Verse 15: Why must I infer an Unmanifest?

bhedānāṃ parimāṇāt samanvayat śaktitaḥ pravṛtteḥ ca |
kāraṇa-kārya-vibhāgāt-avibhāgāt-vaiśvarūpyasya ||

parimāṇāt – number/measure/amount
kāraṇa – cause
kārya – effect
vibhāga – distinction

There must be something that causes the Manifest.

  1. It can be argued that some manifest things simply cause other manifest things. Why does there need to be an unmanifest cause?
    1. Finite-ness of special objects:
      1. A potter will choose certain portions of clay to make certain clay pots. The clay, being the cause, has limited effects – it is only suitable for some things and not for others.
      2. When something comes to an end it merges back into its cause and the cause, in relation to that effect, becomes unmanifest. When a clay pot reverts to clay, that clay becomes unmanifested (in relation to that pot).
      3. If this “reverting” were to continue indefinitely, what would become of the clay? What would become of what becomes of the clay? Etc.

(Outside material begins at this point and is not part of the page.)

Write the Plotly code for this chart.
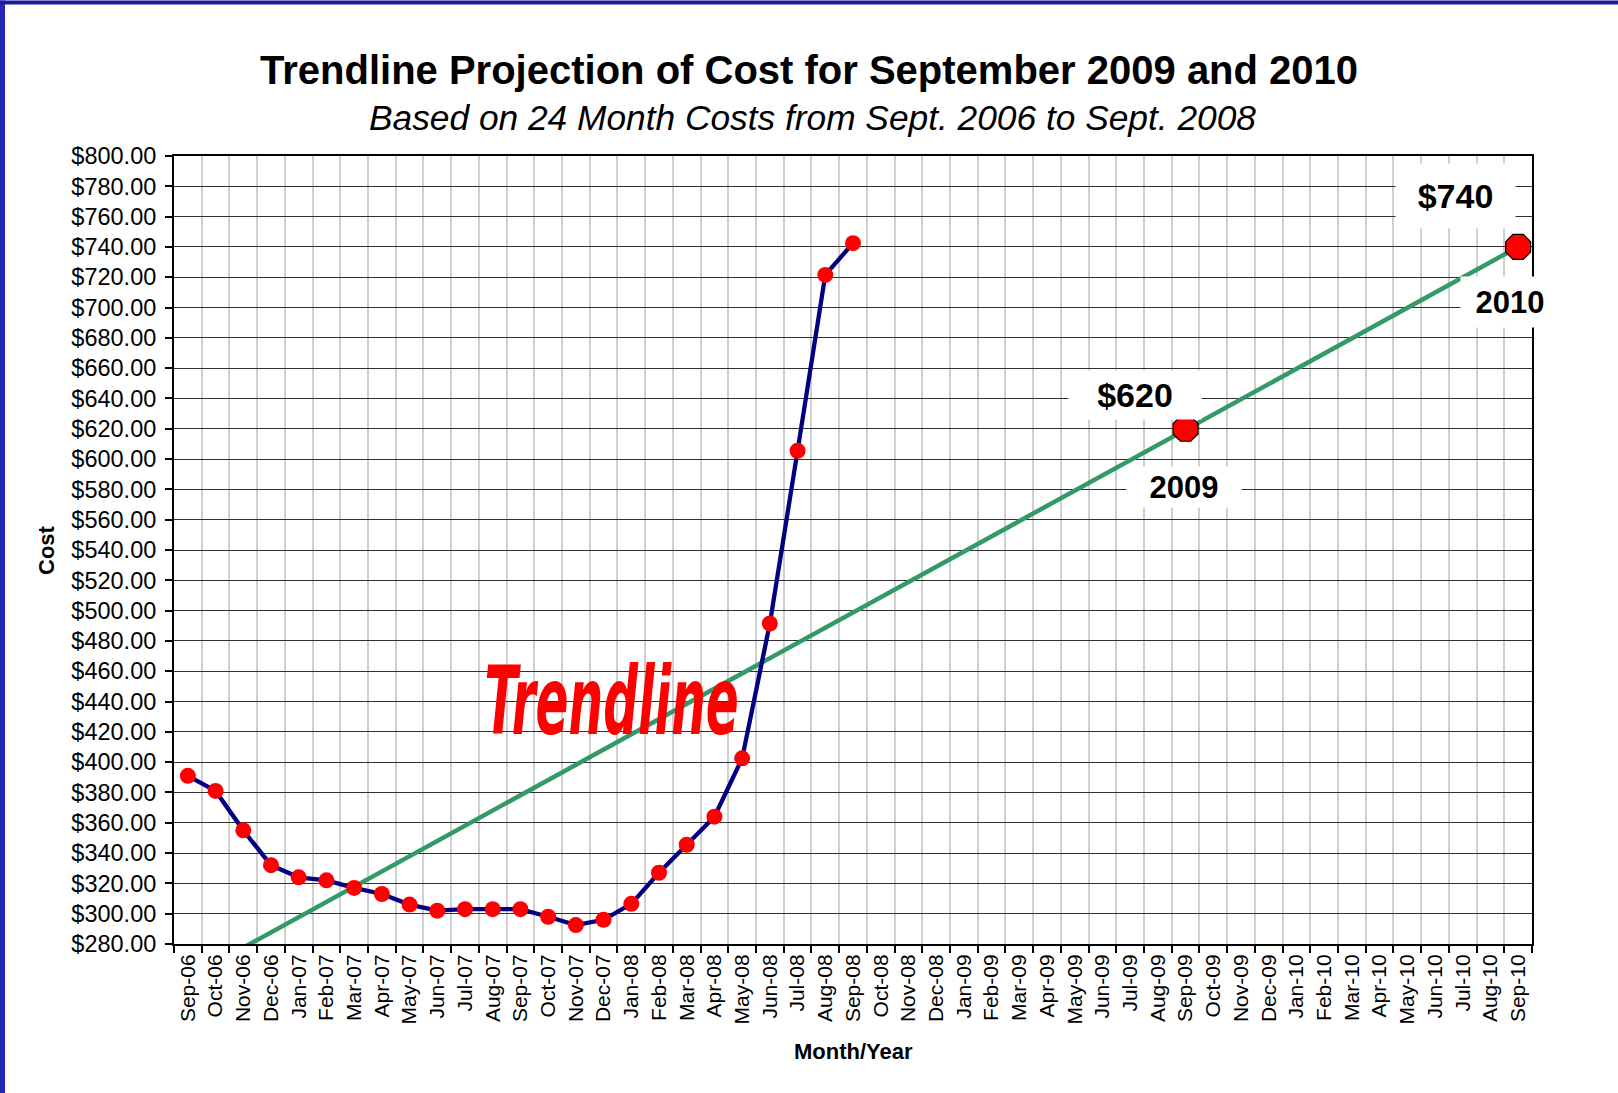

This would imply an infinite recursion of causes and effects.
      4. However, while nature may seem infinite it is not. For example: the science of Ayurveda (derived from Samkhya) points to 6 flavors: sweet, sour, salty, pungent, bitter, and astringent. From this finite set of 6 arises the vast (but only seemingly infinite) world of experienced flavors.
      5. Similarly, I postulate that this “reverting” is not infinite and that it has a point of convergence – a source.
      6. This postulated source does not revert into anything else.
      7. Since this “one source” does not revert (like a clay pot reverts to clay) into anything else it is, by definition, Unmanifest.
      8. And so I arrive at the Unmanifest.
    2. Cause & Effect
      1. A child is proof that a mother and father exist.
      2. Similarly the Manifest is proof that it has an existing cause
      3. The Unmanifest is the “mother and father” of the Manifest.
    3. Natural Sequence
      1. That which makes is a cause and that which is made is an effect.
      2. Cause and effect are separate and cause comes before effect.
      3. A clay pot is able to hold water but the lump of clay that precedes it is not able to do so.
      4. Similarly, having observed the Manifest there must be a cause that is separate from it and precedes it. This is the Unmanifest.
    4. Efficiency of the cause:
      1. A potter will be hired to make a clay pot, and a weaver will be hired to make cloth. A potter is not suited to make cloth and a weaver is not suited to make a clay pot.
      2. A potter will select clay to make a clay pot and a weaver will select threads to make a cloth. Clay is not suitable for making cloth and threads are not suitable for making clay pots.
      3. This demonstrates that effects have specific causes.
      4. Similarly, an Unmanifest cause is required to explain the specific produced effect that is the Manifest.
    5. Sameness (of the three Gunas).
      1. All that is Manifest has the qualities of the three Gunas.
      2. Since the effect is existent in the cause I can infer a shared origin – a cause – also having the qualities of the three Gunas.
      3. Therefore I infer that the Unmanifest is a cause (of the Manifest) that also has the qualities of the three Gunas.